■ DIRECTIONS FOR THIS TASK
Print exactly the lines running from the one that holds "Emit a Python" through the one that holds "ax = fig.add_axes([19", please, and leave the pictures out.

■ EXTRACTED DATA

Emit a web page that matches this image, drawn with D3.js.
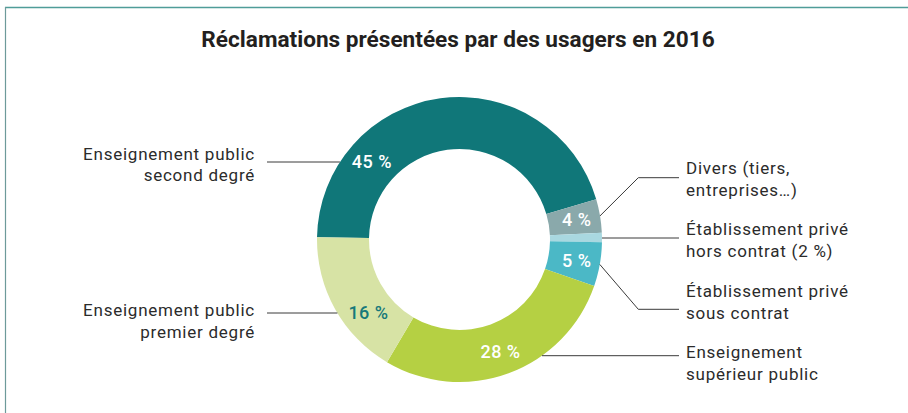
<!DOCTYPE html>
<html><head><meta charset="utf-8">
<script src="https://cdn.jsdelivr.net/npm/d3@7"></script>
<style>body{margin:0;background:#fff}svg{display:block}</style>
</head><body><svg id="c" width="908" height="413"></svg>
<script>
// ---- data ----
const title = "Réclamations présentées par des usagers en 2016";
const categories = ["Enseignement public second degré","Divers (tiers, entreprises…)","Établissement privé hors contrat","Établissement privé sous contrat","Enseignement supérieur public","Enseignement public premier degré"];
const values = [45.2, 3.8, 1.05, 5.0, 28.2, 16.75];
const valueLabels = ["45 %","4 %","","5 %","28 %","16 %"];
const calloutText = [["Enseignement public","second degré"],["Divers (tiers,","entreprises…)"],["Établissement privé","hors contrat (2 %)"],["Établissement privé","sous contrat"],["Enseignement","supérieur public"],["Enseignement public","premier degré"]];
const colors = ["#107779","#8aa9ab","#a9d8e0","#4bb8c6","#b5d043","#d7e3a5"];

// ---- layout ----
const W = 908, H = 413;
const cx = 459.5, cy = 239.5, rOut = 142.5, rIn = 90.5;
const deg = Math.PI / 180;
const start = -89.1 * deg;
const callouts = [
  {side:"left", type:"h", y:162, base:159.5},
  {side:"right", type:"e", y:177.7, base:174},
  {side:"right", type:"m", y:238, base:235},
  {side:"right", type:"e", y:309.3, base:297.3},
  {side:"right", type:"h", y:355.7, base:358.3},
  {side:"left", type:"h", y:313, base:316}
];
const leftTextX = 255, leftLineX = 267, rightLineX = 679, rightTextX = 686, elbowX = 638.3, lineH = 21.5;

const svg = d3.select("#c");
const font = "Roboto, 'DejaVu Sans', sans-serif";

// frame
svg.append("line").attr("x1",5).attr("x2",W).attr("y1",7.5).attr("y2",7.5).attr("stroke","#4f9d99").attr("stroke-width",1.6);
svg.append("line").attr("x1",5.5).attr("x2",5.5).attr("y1",7).attr("y2",H).attr("stroke","#6d9a9a").attr("stroke-width",1.2);

// title
svg.append("text").attr("x",458).attr("y",47.3).attr("text-anchor","middle")
  .attr("font-family",font).attr("font-weight",700).attr("font-size",22.6).attr("fill","#231f20").text(title);

const pie = d3.pie().sort(null).startAngle(start).endAngle(start + 2*Math.PI);
const arcs = pie(values);
const arc = d3.arc().innerRadius(rIn).outerRadius(rOut);
const labelArc = d3.arc().innerRadius(119).outerRadius(119);
const g = svg.append("g").attr("transform",`translate(${cx},${cy})`);
g.selectAll("path").data(arcs).join("path").attr("d",arc).attr("fill",(d,i)=>colors[i]);

// value labels
const rMid = 117;
arcs.forEach((d,i)=>{
  if(!valueLabels[i]) return;
  let x, y;
  const c = callouts[i];
  if (c.side==="left"){
    const dy = c.y - cy;
    x = -Math.sqrt(rMid*rMid - dy*dy); y = dy;
  } else {
    [x,y] = labelArc.centroid(d);
  }
  g.append("text").attr("x",x).attr("y",y).attr("dy","0.36em").attr("text-anchor","middle")
    .attr("font-family",font).attr("font-weight",500).attr("font-size",18).attr("letter-spacing",0.5)
    .attr("fill", i===5 ? "#17797b" : "#ffffff").text(valueLabels[i]);
});

// callouts
const lines = svg.append("g").attr("fill","none").attr("stroke","#3a3a3a").attr("stroke-width",1);
arcs.forEach((d,i)=>{
  const c = callouts[i];
  let pts;
  if (c.type==="h"){
    const dy = c.y - cy, dx = Math.sqrt(rOut*rOut - dy*dy);
    pts = c.side==="left" ? [[leftLineX,c.y],[cx-dx,c.y]] : [[cx+dx,c.y],[rightLineX,c.y]];
  } else if (c.type==="m"){
    const dy = c.y - cy, dx = Math.sqrt(rOut*rOut - dy*dy);
    pts = [[cx+dx,c.y],[rightLineX,c.y]];
  } else {
    const a = (d.startAngle + d.endAngle)/2;
    pts = [[cx + rOut*Math.sin(a), cy - rOut*Math.cos(a)],[elbowX,c.y],[rightLineX,c.y]];
  }
  lines.append("path").attr("d", d3.line()(pts));
  const t = svg.append("text").attr("font-family",font).attr("font-size",17).attr("letter-spacing",0.75).attr("fill","#2b2b2b")
    .attr("text-anchor", c.side==="left" ? "end" : "start");
  calloutText[i].forEach((s,k)=>{
    t.append("tspan").attr("x", c.side==="left" ? leftTextX : rightTextX).attr("y", c.base + k*lineH).text(s);
  });
});
</script></body></html>
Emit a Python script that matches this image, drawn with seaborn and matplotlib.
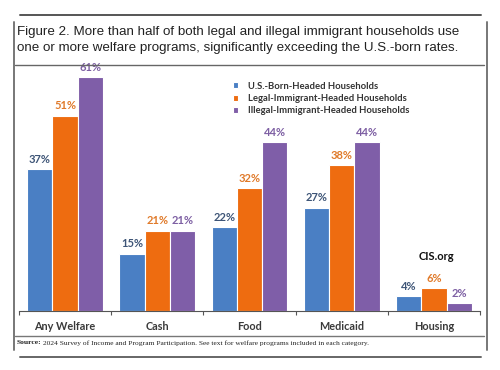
import pandas as pd
import seaborn as sns
import matplotlib.pyplot as plt
from matplotlib.lines import Line2D

categories = ['Any Welfare', 'Cash', 'Food', 'Medicaid', 'Housing']
groups = ['U.S.-Born-Headed Households',
          'Legal-Immigrant-Headed Households',
          'Illegal-Immigrant-Headed Households']
us_born = [37, 15, 22, 27, 4]
legal = [51, 21, 32, 38, 6]
illegal = [61, 21, 44, 44, 2]

bar_colors = ['#4a7fc4', '#ee6c10', '#7f5ea8']
label_colors = ['#3e5577', '#e07a2a', '#7d5fa3']

df = pd.DataFrame({
    'Category': categories * 3,
    'Group': [groups[0]] * 5 + [groups[1]] * 5 + [groups[2]] * 5,
    'Share': us_born + legal + illegal,
})

sns.set_style('white')
plt.rcParams['font.family'] = ['Lato', 'DejaVu Sans']

fig = plt.figure(figsize=(5, 3.7), dpi=100)
W, H = 500, 370
ax = fig.add_axes([19 / W, 1 - 311 / H, 461 / W, 249 / H])

sns.barplot(data=df, x='Category', y='Share', hue='Group', palette=bar_colors,
            saturation=1, width=0.82, edgecolor='white', linewidth=0.8, ax=ax,
            legend=True)

# value labels
for cont, col in zip(ax.containers, label_colors):
    ax.bar_label(cont, labels=[f'{v:.0f}%' for v in cont.datavalues],
                 padding=3, color=col, fontsize=8, fontweight='bold')

ax.set_ylim(0, 65)
ax.set_xlim(-0.5, 4.5)
ax.set_yticks([])
ax.set_xlabel('')
ax.set_ylabel('')
for s in ['top', 'right', 'left']:
    ax.spines[s].set_visible(False)
ax.spines['bottom'].set_color('#555555')
ax.spines['bottom'].set_linewidth(0.8)
ax.set_xticks([-0.5, 0.5, 1.5, 2.5, 3.5, 4.5], minor=True)
ax.tick_params(axis='x', which='minor', length=3, color='#555555', width=0.8, bottom=True)
ax.tick_params(axis='x', which='major', length=0, pad=7, labelsize=7.8, labelcolor='#3a3a3a')
for t in ax.get_xticklabels():
    t.set_fontweight('bold')

leg = ax.legend(loc='upper left', bbox_to_anchor=(0.445, 0.955), frameon=False,
                fontsize=6.8, handlelength=0.6, handleheight=0.6, handletextpad=1.0,
                labelspacing=0.35)
for txt in leg.get_texts():
    txt.set_fontweight('bold')
    txt.set_color('#333333')

fig.text(436 / W, 1 - 257 / H, 'CIS.org', fontsize=8, fontweight='bold',
         ha='center', va='center', color='#111111')

# title
fig.text(17 / W, 1 - 32 / H,
         'Figure 2. More than half of both legal and illegal immigrant households use',
         fontsize=9.6, family='Liberation Sans', va='center', color='#222222')
fig.text(17 / W, 1 - 48 / H,
         'one or more welfare programs, significantly exceeding the U.S.-born rates.',
         fontsize=9.6, family='Liberation Sans', va='center', color='#222222')

# source
fig.text(17 / W, 1 - 343 / H, 'Source:', fontsize=5.4, family='Liberation Serif',
         fontweight='bold', va='center', color='#222222')
fig.text(43 / W, 1 - 343 / H,
         '2024 Survey of Income and Program Participation. See text for welfare programs included in each category.',
         fontsize=5.4, family='Liberation Serif', va='center', color='#222222')

# frame lines
def hline(y, x0, x1, lw, c):
    fig.add_artist(Line2D([x0 / W, x1 / W], [1 - y / H, 1 - y / H], lw=lw, color=c))

def vline(x, y0, y1, lw, c):
    fig.add_artist(Line2D([x / W, x / W], [1 - y0 / H, 1 - y1 / H], lw=lw, color=c))

hline(15, 20, 481, 1.4, '#555555')
hline(65, 15, 484, 1.0, '#666666')
hline(336, 15, 484, 1.0, '#777777')
hline(357, 20, 481, 1.4, '#666666')
vline(14, 22, 350, 1.4, '#777777')
vline(487, 22, 350, 1.4, '#777777')

fig.savefig('out.png', dpi=100)
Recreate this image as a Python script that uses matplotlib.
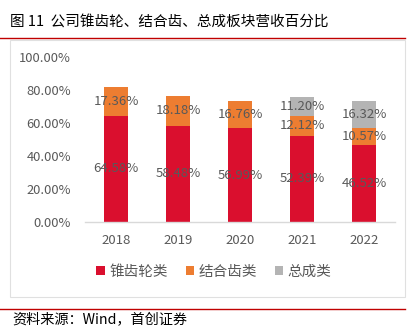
import matplotlib
matplotlib.use("Agg")
import matplotlib.pyplot as plt
from matplotlib.patches import Rectangle
from matplotlib.lines import Line2D
import numpy as np

plt.rcParams['font.family'] = ['Noto Sans CJK SC', 'DejaVu Sans']

years = ["2018", "2019", "2020", "2021", "2022"]
bevel = [64.58, 58.48, 56.99, 52.39, 46.52]
clutch = [17.36, 18.18, 16.76, 12.12, 10.57]
assembly = [0, 0, 0, 11.20, 16.32]
series_names = ["锥齿轮类", "结合齿类", "总成类"]
colors = ["#DA0F2E", "#ED7D31", "#B4B4B4"]
yticks = [0, 20, 40, 60, 80, 100]

W, H = 415, 331
fig = plt.figure(figsize=(W / 100, H / 100), dpi=100)

# frame lines
fig.add_artist(Line2D([0, 405 / W], [1 - 38 / H, 1 - 38 / H], color="#C00000", lw=1.0))
fig.add_artist(Rectangle((10 / W, 1 - 297 / H), 395 / W, 257 / H, fill=False,
                         edgecolor="#E0E0E0", lw=0.8))
fig.add_artist(Line2D([0, 405 / W], [1 - 309 / H, 1 - 309 / H], color="#C00000", lw=1.0))

fig.text(10 / W, 1 - 22 / H, "图 11  公司锥齿轮、结合齿、总成板块营收百分比",
         fontsize=10.5, va="center", ha="left", color="black")
fig.text(12 / W, 1 - 320 / H, "资料来源：Wind，首创证券", fontsize=10.2, va="center",
         ha="left", color="black", style="italic")

ax = fig.add_axes([85 / W, 1 - 222 / H, 310 / W, (222 - 57.3) / H])
x = np.arange(len(years))
bw = 0.4
data = [bevel, clutch, assembly]
bottom = np.zeros(len(years))
for vals, c, name in zip(data, colors, series_names):
    v = np.array(vals)
    ax.bar(x, v, bw, bottom=bottom, color=c, label=name, zorder=2)
    for xi, b, vi in zip(x, bottom, v):
        if vi > 0:
            ax.text(xi, b + vi / 2, f"{vi:.2f}%", ha="center", va="center",
                    fontsize=9.5, color="#595959", zorder=3)
    bottom += v

ax.set_xlim(-0.5, len(years) - 0.5)
ax.set_ylim(0, 100)
ax.set_yticks(yticks)
ax.set_yticklabels([f"{t:.2f}%" for t in yticks], fontsize=9.3, color="#595959")
ax.set_xticks(x)
ax.set_xticklabels(years, fontsize=9.5, color="#595959")
ax.tick_params(axis="y", length=0, pad=10)
ax.tick_params(axis="x", length=0, pad=9)
for s in ["top", "right", "left"]:
    ax.spines[s].set_visible(False)
ax.spines["bottom"].set_color("#D9D9D9")
ax.spines["bottom"].set_linewidth(1.0)

# legend centred at x≈214px in figure
lx = (214 - 85) / 310
leg = ax.legend(loc="center", bbox_to_anchor=(lx, -(272 - 222) / (222 - 57.3)),
                ncol=3, frameon=False, fontsize=10.5, handlelength=0.6, handleheight=0.6,
                columnspacing=1.2, handletextpad=0.3)
for t in leg.get_texts():
    t.set_color("#595959")

fig.savefig("out.png", dpi=100)
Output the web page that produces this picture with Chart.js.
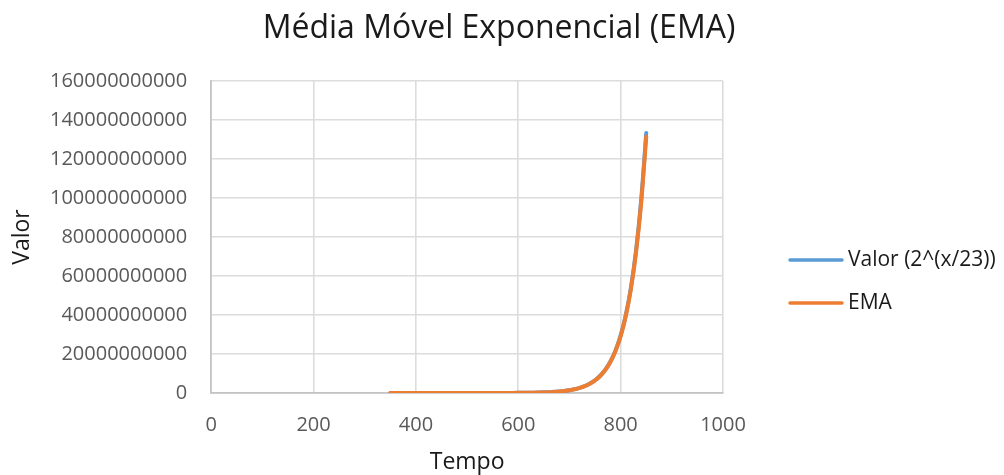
<!DOCTYPE html>
<html>
<head>
<meta charset="utf-8">
<script src="https://cdn.jsdelivr.net/npm/chart.js@4/dist/chart.umd.min.js"></script>
<style>
  html, body { margin: 0; padding: 0; background: #ffffff; }
  #wrap { width: 1004px; height: 475px; }
</style>
</head>
<body>
<div id="wrap"><canvas id="c" width="1004" height="475"></canvas></div>
<script>
// Time steps (x) sampled along the series
const tempo = [
  350, 360, 370, 380, 390, 400, 410, 420, 430, 440,
  450, 460, 470, 480, 490, 500, 510, 520, 530, 540,
  550, 560, 570, 580, 590, 600, 610, 620, 630, 640,
  650, 660, 670, 680, 690, 700, 710, 720, 730, 740,
  750, 760, 770, 780, 790, 800, 810, 820, 830, 840,
  850
];

// Valor (2^(x/23))
const valor = [
  3.810e4, 5.150e4, 6.961e4, 9.409e4, 1.2718e5, 1.7191e5, 2.3237e5, 3.141e5, 4.2457e5, 5.739e5,
  7.7575e5, 1.0486e6, 1.4174e6, 1.9159e6, 2.5897e6, 3.5005e6, 4.7316e6, 6.3959e6, 8.6454e6, 1.1686e7,
  1.5796e7, 2.1352e7, 2.8862e7, 3.9011e7, 5.2731e7, 7.1277e7, 9.6347e7, 1.3023e8, 1.7604e8, 2.3795e8,
  3.2164e8, 4.3477e8, 5.8768e8, 7.9436e8, 1.0737e9, 1.4514e9, 1.9618e9, 2.6518e9, 3.5845e9, 4.8452e9,
  6.5494e9, 8.8527e9, 1.1966e10, 1.6175e10, 2.1864e10, 2.9553e10, 3.9947e10, 5.3996e10, 7.2987e10, 9.8659e10,
  1.3336e11
];

// EMA of the series (trails slightly below)
const ema = [
  3.753e4, 5.073e4, 6.857e4, 9.268e4, 1.2527e5, 1.6933e5, 2.2888e5, 3.0939e5, 4.1820e5, 5.6529e5,
  7.6411e5, 1.0329e6, 1.3961e6, 1.8872e6, 2.5509e6, 3.4480e6, 4.6606e6, 6.2999e6, 8.5157e6, 1.1511e7,
  1.5559e7, 2.1032e7, 2.8429e7, 3.8426e7, 5.1940e7, 7.0208e7, 9.4902e7, 1.2828e8, 1.7340e8, 2.3438e8,
  3.1682e8, 4.2825e8, 5.7886e8, 7.8244e8, 1.0576e9, 1.4296e9, 1.9324e9, 2.6120e9, 3.5307e9, 4.7725e9,
  6.4512e9, 8.7199e9, 1.1787e10, 1.5932e10, 2.1536e10, 2.9110e10, 3.9348e10, 5.3186e10, 7.1892e10, 9.7179e10,
  1.3136e11
];

const seriesNames = ['Valor (2^(x/23))', 'EMA'];
const seriesColors = ['#5B9BD5', '#ED7D31'];

const titleText = 'Média Móvel Exponencial (EMA)';
const xTitle = 'Tempo';
const yTitle = 'Valor';

const xMin = 0, xMax = 1000, xStep = 200;
const yMin = 0, yMax = 160000000000, yStep = 20000000000;

const FONT = "'Open Sans', 'Liberation Sans', sans-serif";
const TEXT_DARK = '#1a1a1a';

function toPoints(xs, ys) {
  return xs.map((x, i) => ({ x: x, y: ys[i] }));
}

// Chart title, axis titles and the side legend
const decorations = {
  id: 'decorations',
  afterDraw(chart) {
    const ctx = chart.ctx;
    const area = chart.chartArea;
    ctx.save();

    // main title, centred on the canvas
    ctx.fillStyle = TEXT_DARK;
    ctx.font = "32px " + FONT;
    ctx.textAlign = 'center';
    ctx.textBaseline = 'alphabetic';
    ctx.fillText(titleText, 499, 38);

    // x axis title
    ctx.font = "23px " + FONT;
    ctx.textBaseline = 'middle';
    ctx.fillText(xTitle, (area.left + area.right) / 2, 462);

    // y axis title, rotated
    ctx.save();
    ctx.translate(22, (area.top + area.bottom) / 2);
    ctx.rotate(-Math.PI / 2);
    ctx.fillText(yTitle, 0, 0);
    ctx.restore();

    // legend: line swatch + label
    const x0 = 790, x1 = 842, textX = 848;
    const rows = [260, 303];
    chart.data.datasets.forEach((ds, i) => {
      const y = rows[i];
      ctx.strokeStyle = ds.borderColor;
      ctx.lineWidth = 3.5;
      ctx.lineCap = 'round';
      ctx.beginPath();
      ctx.moveTo(x0, y);
      ctx.lineTo(x1, y);
      ctx.stroke();
      ctx.fillStyle = TEXT_DARK;
      ctx.font = "21px " + FONT;
      ctx.textAlign = 'left';
      ctx.textBaseline = 'middle';
      ctx.fillText(ds.label, textX, y);
    });
    ctx.restore();
  }
};

new Chart(document.getElementById('c'), {
  type: 'scatter',
  data: {
    datasets: [
      {
        label: seriesNames[0],
        data: toPoints(tempo, valor),
        showLine: true,
        order: 1,
        borderColor: seriesColors[0],
        backgroundColor: seriesColors[0],
        borderWidth: 4,
        pointRadius: 0,
        cubicInterpolationMode: 'monotone',
        borderCapStyle: 'round',
        borderJoinStyle: 'round'
      },
      {
        label: seriesNames[1],
        data: toPoints(tempo, ema),
        showLine: true,
        order: 0,
        borderColor: seriesColors[1],
        backgroundColor: seriesColors[1],
        borderWidth: 4,
        pointRadius: 0,
        cubicInterpolationMode: 'monotone',
        borderCapStyle: 'round',
        borderJoinStyle: 'round'
      }
    ]
  },
  options: {
    responsive: false,
    animation: false,
    layout: { padding: { left: 26, right: 281, top: 81, bottom: 18 } },
    plugins: {
      legend: { display: false },
      tooltip: { enabled: false },
      title: { display: false }
    },
    scales: {
      x: {
        type: 'linear',
        min: xMin, max: xMax,
        ticks: {
          stepSize: xStep,
          color: '#595959',
          font: { family: FONT, size: 20 },
          padding: 20,
          callback: (v) => String(v)
        },
        grid: { color: '#dcdcdc', lineWidth: 1.6, drawTicks: false },
        border: { color: '#c4c4c4', width: 1.8 }
      },
      y: {
        type: 'linear',
        min: yMin, max: yMax,
        ticks: {
          stepSize: yStep,
          color: '#595959',
          font: { family: FONT, size: 20 },
          padding: 24,
          callback: (v) => String(v)
        },
        grid: { color: '#dcdcdc', lineWidth: 1.6, drawTicks: false },
        border: { color: '#c4c4c4', width: 1.8 }
      }
    }
  },
  plugins: [decorations]
});
</script>
</body>
</html>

■ TASK ANSWER
Emit a Python script that matches this image, drawn with seaborn and matplotlib.
import pandas as pd
import seaborn as sns
import matplotlib.pyplot as plt
from matplotlib.lines import Line2D

categories = ['Any Welfare', 'Cash', 'Food', 'Medicaid', 'Housing']
groups = ['U.S.-Born-Headed Households',
          'Legal-Immigrant-Headed Households',
          'Illegal-Immigrant-Headed Households']
us_born = [37, 15, 22, 27, 4]
legal = [51, 21, 32, 38, 6]
illegal = [61, 21, 44, 44, 2]

bar_colors = ['#4a7fc4', '#ee6c10', '#7f5ea8']
label_colors = ['#3e5577', '#e07a2a', '#7d5fa3']

df = pd.DataFrame({
    'Category': categories * 3,
    'Group': [groups[0]] * 5 + [groups[1]] * 5 + [groups[2]] * 5,
    'Share': us_born + legal + illegal,
})

sns.set_style('white')
plt.rcParams['font.family'] = ['Lato', 'DejaVu Sans']

fig = plt.figure(figsize=(5, 3.7), dpi=100)
W, H = 500, 370
ax = fig.add_axes([19 / W, 1 - 311 / H, 461 / W, 249 / H])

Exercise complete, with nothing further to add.